Sector Puget Sound also responds to 729 reports of pollution per year. By number, recreational boaters spill more than any other entity. Be careful when refueling, and don’t pump oily waste overboard. If you do see a spill, report it to the National Response Center (800-424-8802).

What precautions can boaters in the Pacific Northwest take to stay safe as possible?
Be prepared. Plan ahead and adequately prepare your boat and crew (family and friends) prior to departure. Make sure you have the right safety equipment and know how to use it. Check the weather, tides and currents. File a float plan with a friend or through the state.
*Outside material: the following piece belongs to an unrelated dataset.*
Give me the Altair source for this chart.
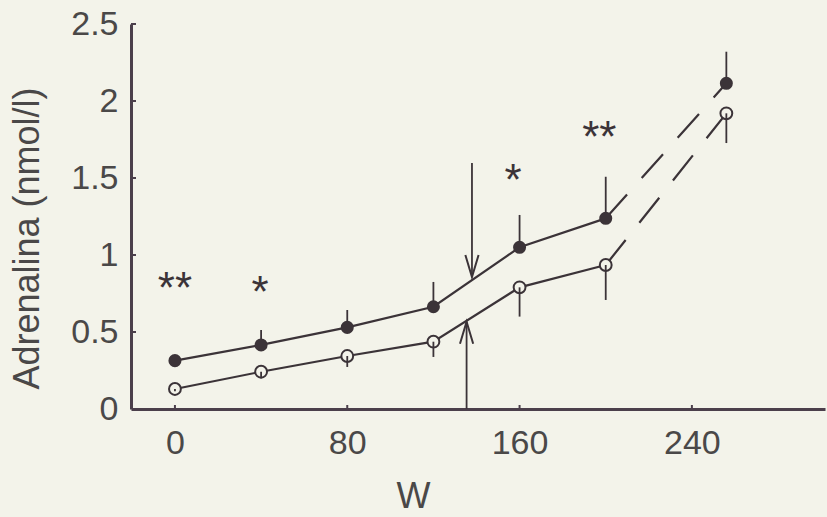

Get the Coast Guard Auxiliary to do a Vessel Safety Check (cgaux.org/vsc/). Don’t boat under the influence of drugs or alcohol. Alcohol and water don’t mix. Boat safe, boat sober. Don’t consume alcohol and get near the water. Marijuana and prescription drug use also impair a boater’s judgment, coordination, and balance, and boaters can be arrested and charged for BUI for failing field sobriety tests.

What are unique hazards to the Puget Sound area boaters should know about?
Cold water and strong tides/currents are the main issues. There also can be a lot of debris in the water, especially after storms. Keep a sharp lookout for debris, tree stumps, rocks, and other objects in the water. Stay out of the traffic lanes and follow Rule 10 of the Navigation Rules. Large commercial vessels can’t stop easily.

What are three common mistakes that can be easily avoided?
Not wearing a life jacket is number one. No matter what activity you’re involved in, always remember to wear a life jacket. Drowning is the leading cause of death in nearly three-quarters of boating-related fatalities, and 84 percent of those who drown were not wearing life jackets.

Not dressing for the water temperature is another. The water temperature in Puget Sound stays in the 50s. During the warm summer months, boaters don’t prepare for the cold water, and that can be a fatal mistake. Capsizing and swamping should be expected when operating a paddlecraft, so dress appropriately for flotation and warmth.

A third mistake is not knowing the weather, tides or currents. The weather can change quickly in the Pacific Northwest. Pay attention to the conditions and don’t get caught off guard.

Can you tell us about an unusual situation that the Coast Guard in Puget Sound had to manage?
In the late fall or winter months, the area can get heavy wind storms. Late last year, we had a particularly bad storm that caught a lot of people on the water off guard. We had to manage dozens of reports, including multiple cases where persons were in the water. Using Coast Guard and local assets, we managed to keep everyone safe, but it was a very busy watch.

What type of emergency situations requires the Coast Guard? What emergencies do not?
If there is a true emergency, the Coast Guard is always ready to respond. By congressional mandate, we cannot compete or interfere with commercial salvers. If a boat is not in distress, the Coast Guard will help coordinate with commercial entities or volunteers (good Samaritans) to ensure that boat gets safely to shore.

What is a hidden gem for boaters in the Puget Sound?
The entire area is beautiful. From the Strait of Juan de Fuca to the San Juan Islands to the South Sound, the Pacific Northwest has a wealth of natural beauty to enjoy and explore.